Now it may have been the cause of a major oil spill off the coast of Orange County, California.
As authorities scramble to contain the damage done by a broken underwater pipeline that has sent oil onto beaches and endangered wildlife, they are also investigating the possibility that the leak was caused by a ship’s anchor hitting the pipeline.
At a press conference Monday, Martyn Willsher, the CEO of Amplify Energy (AMPY), owner of the pipeline that dumped up to 144,000 gallons of oil into the ocean, said it was a “distinct possibility” that the damage was caused by a ship’s anchor.

On Tuesday, the Department of Transportation, which oversees pipeline accidents, notified Amplify that while “the root cause of the accident remains unconfirmed at this time,” that “preliminary reports indicate that the failure may have been caused by an anchor that hooked the pipeline, causing a partial tear.”

Authorities did confirm to the public Tuesday that divers had found a “4,000-foot section of the 17.7 mile-long pipeline was displaced with a maximum lateral movement of approximately 105 feet.”

“The pipeline has essentially been pulled like a bowstring,” said Willsher.

When asked at a briefing Tuesday about speculation that a container ship’s anchor was the cause of the break, US Coast Guard Capt. Rebecca Ore said there is no confirmation of a vessel above the site of the spill, but the response team is working with other agencies in the parallel investigation to determine whether a ship was in the area.

Officials said even with the congestion in the area the ships should have been able to avoid the pipeline. Ships should only drop anchor in designated areas and the pipelines are clearly indicated on nautical maps, said Coast Guard Petty Officer Steve Strohmaier.

Unprecedented congestion

What is clear is that the waters of the Ports of Los Angeles and Long Beach are clogged with an unprecedented number of container ships that have dropped their anchors as they wait to get into port, due to an imbalance in the nation’s various supply chains that have come on with the prolonged pandemic.

The number of ships waiting to dock is fluctuating. As of late last week, when the accident appears to have happened, 64 container ships were waiting off the coast to get into berths at the Port of Los Angeles — the nation’s largest port — and its the neighboring Port of Long Beach, which is just behind it in cargo volume. That number had climbed to 76 ships by Monday, before slipping back to 62 on Tuesday.

It is now taking an average of 10 days for ships to get into the ports to unload and reload cargo containers. Before the pandemic, ships typically arrived and went straight to a berth at one of the two ports.

“It’s like taking 10 lanes of freeway traffic and moving them into five when the cargo gets here to the port,” Gene Seroka, executive director of the Port of Los Angeles, told CNN International on Tuesday. “We’re having difficulty absorbing all of that cargo into the American supply chain.”

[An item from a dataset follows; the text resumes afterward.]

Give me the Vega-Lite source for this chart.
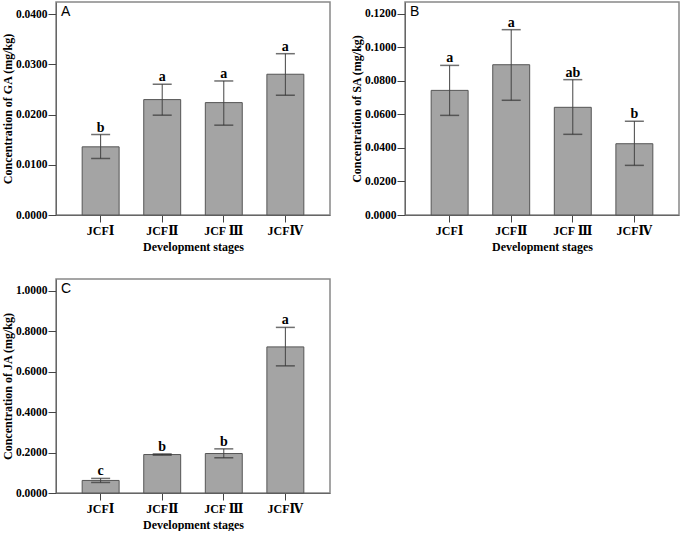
{
  "$schema": "https://vega.github.io/schema/vega-lite/v6.json",
  "padding": {"left": 0, "top": 1, "right": 0, "bottom": 0},
  "background": "white",
  "columns": 2,
  "spacing": {"row": 25, "column": 18},
  "config": {
    "view": {"stroke": "#888888", "strokeWidth": 1.5},
    "axis": {
      "labelFont": "Liberation Serif, DejaVu Serif", "labelFontWeight": "bold", "labelFontSize": 11.5, "labelColor": "#000000",
      "titleFont": "Liberation Serif", "titleFontWeight": "bold", "titleFontSize": 12, "titleColor": "#000000",
      "domainColor": "#666666", "tickColor": "#444444", "grid": false, "labelOverlap": false
    },
    "axisX": {"labelAngle": 0, "labelFontSize": 12, "tickSize": 7, "labelPadding": 3, "titlePadding": 5},
    "axisY": {"tickSize": 8, "labelPadding": 1, "titlePadding": 1, "format": ".4f"},
    "title": {"font": "Liberation Sans", "fontWeight": "normal", "fontSize": 14, "color": "#000000", "anchor": "start", "frame": "group", "offset": -17, "dx": 5}
  },
  "concat": [
    {
      "width": 274, "height": 213,
      "title": {"text": "A"},
      "data": {"values": [
        {"stage": "JCFⅠ", "value": 0.01357, "lo": 0.01125, "hi": 0.01602, "letter": "b"},
        {"stage": "JCFⅡ", "value": 0.02297, "lo": 0.01987, "hi": 0.02603, "letter": "a"},
        {"stage": "JCF Ⅲ", "value": 0.02237, "lo": 0.01788, "hi": 0.02668, "letter": "a"},
        {"stage": "JCFⅣ", "value": 0.02802, "lo": 0.02384, "hi": 0.03211, "letter": "a"}
      ]},
      "encoding": {"x": {"field": "stage", "type": "nominal", "sort": null, "scale": {"paddingInner": 0.4, "paddingOuter": 0.425}, "axis": {"title": "Development stages"}}},
      "layer": [
        {"mark": {"type": "bar", "fill": "#a4a4a4", "stroke": "#555555", "strokeWidth": 1},
         "encoding": {"y": {"field": "value", "type": "quantitative", "title": "Concentration of GA (mg/kg)", "scale": {"domain": [0, 0.0424], "nice": false}, "axis": {"values": [0, 0.01, 0.02, 0.03, 0.04]}}}},
        {"mark": {"type": "rule", "color": "#444444", "strokeWidth": 1},
         "encoding": {"y": {"field": "lo", "type": "quantitative", "title": "Concentration of GA (mg/kg)", "axis": {"values": [0, 0.01, 0.02, 0.03, 0.04]}}, "y2": {"field": "hi"}}},
        {"mark": {"type": "tick", "color": "#333333", "size": 19, "thickness": 1.5},
         "encoding": {"y": {"field": "hi", "type": "quantitative", "title": "Concentration of GA (mg/kg)", "axis": {"values": [0, 0.01, 0.02, 0.03, 0.04]}}}},
        {"mark": {"type": "tick", "color": "#333333", "size": 19, "thickness": 1.5},
         "encoding": {"y": {"field": "lo", "type": "quantitative", "title": "Concentration of GA (mg/kg)", "axis": {"values": [0, 0.01, 0.02, 0.03, 0.04]}}}},
        {"mark": {"type": "text", "dy": -3, "baseline": "alphabetic", "font": "Liberation Serif", "fontWeight": "bold", "fontSize": 14, "color": "#000000"},
         "encoding": {"y": {"field": "hi", "type": "quantitative", "title": "Concentration of GA (mg/kg)", "axis": {"values": [0, 0.01, 0.02, 0.03, 0.04]}}, "text": {"field": "letter"}}}
      ]
    },
    {
      "width": 274, "height": 213,
      "title": {"text": "B"},
      "data": {"values": [
        {"stage": "JCFⅠ", "value": 0.0743, "lo": 0.0594, "hi": 0.0892, "letter": "a"},
        {"stage": "JCFⅡ", "value": 0.0896, "lo": 0.0684, "hi": 0.1105, "letter": "a"},
        {"stage": "JCF Ⅲ", "value": 0.0642, "lo": 0.0481, "hi": 0.0807, "letter": "ab"},
        {"stage": "JCFⅣ", "value": 0.0425, "lo": 0.0296, "hi": 0.0559, "letter": "b"}
      ]},
      "encoding": {"x": {"field": "stage", "type": "nominal", "sort": null, "scale": {"paddingInner": 0.4, "paddingOuter": 0.425}, "axis": {"title": "Development stages"}}},
      "layer": [
        {"mark": {"type": "bar", "fill": "#a4a4a4", "stroke": "#555555", "strokeWidth": 1},
         "encoding": {"y": {"field": "value", "type": "quantitative", "title": "Concentration of SA (mg/kg)", "scale": {"domain": [0, 0.127], "nice": false}, "axis": {"values": [0, 0.02, 0.04, 0.06, 0.08, 0.1, 0.12]}}}},
        {"mark": {"type": "rule", "color": "#444444", "strokeWidth": 1},
         "encoding": {"y": {"field": "lo", "type": "quantitative", "title": "Concentration of SA (mg/kg)", "axis": {"values": [0, 0.02, 0.04, 0.06, 0.08, 0.1, 0.12]}}, "y2": {"field": "hi"}}},
        {"mark": {"type": "tick", "color": "#333333", "size": 19, "thickness": 1.5},
         "encoding": {"y": {"field": "hi", "type": "quantitative", "title": "Concentration of SA (mg/kg)", "axis": {"values": [0, 0.02, 0.04, 0.06, 0.08, 0.1, 0.12]}}}},
        {"mark": {"type": "tick", "color": "#333333", "size": 19, "thickness": 1.5},
         "encoding": {"y": {"field": "lo", "type": "quantitative", "title": "Concentration of SA (mg/kg)", "axis": {"values": [0, 0.02, 0.04, 0.06, 0.08, 0.1, 0.12]}}}},
        {"mark": {"type": "text", "dy": -3, "baseline": "alphabetic", "font": "Liberation Serif", "fontWeight": "bold", "fontSize": 14, "color": "#000000"},
         "encoding": {"y": {"field": "hi", "type": "quantitative", "title": "Concentration of SA (mg/kg)", "axis": {"values": [0, 0.02, 0.04, 0.06, 0.08, 0.1, 0.12]}}, "text": {"field": "letter"}}}
      ]
    },
    {
      "width": 274, "height": 214,
      "title": {"text": "C"},
      "data": {"values": [
        {"stage": "JCFⅠ", "value": 0.062, "lo": 0.052, "hi": 0.072, "letter": "c"},
        {"stage": "JCFⅡ", "value": 0.19, "lo": 0.187, "hi": 0.193, "letter": "b"},
        {"stage": "JCF Ⅲ", "value": 0.195, "lo": 0.174, "hi": 0.218, "letter": "b"},
        {"stage": "JCFⅣ", "value": 0.7216, "lo": 0.628, "hi": 0.818, "letter": "a"}
      ]},
      "encoding": {"x": {"field": "stage", "type": "nominal", "sort": null, "scale": {"paddingInner": 0.4, "paddingOuter": 0.425}, "axis": {"title": "Development stages"}}},
      "layer": [
        {"mark": {"type": "bar", "fill": "#a4a4a4", "stroke": "#555555", "strokeWidth": 1},
         "encoding": {"y": {"field": "value", "type": "quantitative", "title": "Concentration of JA (mg/kg)", "scale": {"domain": [0, 1.057], "nice": false}, "axis": {"values": [0, 0.2, 0.4, 0.6, 0.8, 1.0]}}}},
        {"mark": {"type": "rule", "color": "#444444", "strokeWidth": 1},
         "encoding": {"y": {"field": "lo", "type": "quantitative", "title": "Concentration of JA (mg/kg)", "axis": {"values": [0, 0.2, 0.4, 0.6, 0.8, 1.0]}}, "y2": {"field": "hi"}}},
        {"mark": {"type": "tick", "color": "#333333", "size": 19, "thickness": 1.5},
         "encoding": {"y": {"field": "hi", "type": "quantitative", "title": "Concentration of JA (mg/kg)", "axis": {"values": [0, 0.2, 0.4, 0.6, 0.8, 1.0]}}}},
        {"mark": {"type": "tick", "color": "#333333", "size": 19, "thickness": 1.5},
         "encoding": {"y": {"field": "lo", "type": "quantitative", "title": "Concentration of JA (mg/kg)", "axis": {"values": [0, 0.2, 0.4, 0.6, 0.8, 1.0]}}}},
        {"mark": {"type": "text", "dy": -3, "baseline": "alphabetic", "font": "Liberation Serif", "fontWeight": "bold", "fontSize": 14, "color": "#000000"},
         "encoding": {"y": {"field": "hi", "type": "quantitative", "title": "Concentration of JA (mg/kg)", "axis": {"values": [0, 0.2, 0.4, 0.6, 0.8, 1.0]}}, "text": {"field": "letter"}}}
      ]
    }
  ]
}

The problems are caused by a lack of truck drivers to haul away containers to the lack of workers at warehouses for which the goods are destined, and a lack of empty containers in the right parts of the world.

Consumer buying habits have also changed significantly during the pandemic, as they are spending less money on services and thus more money on goods that need to be physically moved.

“What you’re seeing is the American consumers’ buying power on display,” said Seroka.

The pipeline accident has the potential to release more oil into the ocean than any spill since the Deepwater Horizon disaster in 2010. California Gov. Gavin Newsom has declared a state of emergency.

Even if it turns out that a ship’s anchor was not the cause of the pipeline breakage and the resulting oil spill, the backup of ships and trucks at the ports is exacerbating the air quality in Southern California, according to experts.

A June report from the California Air Resources Board found that the backlog of ships waiting to dock causes “substantial implications for portside communities from increased particulate matter emissions, as well as contributions to smog-forming oxides.” And there were about 40 ships a day waiting to get into port back in June when the report was released. Now, more than 60 are waiting.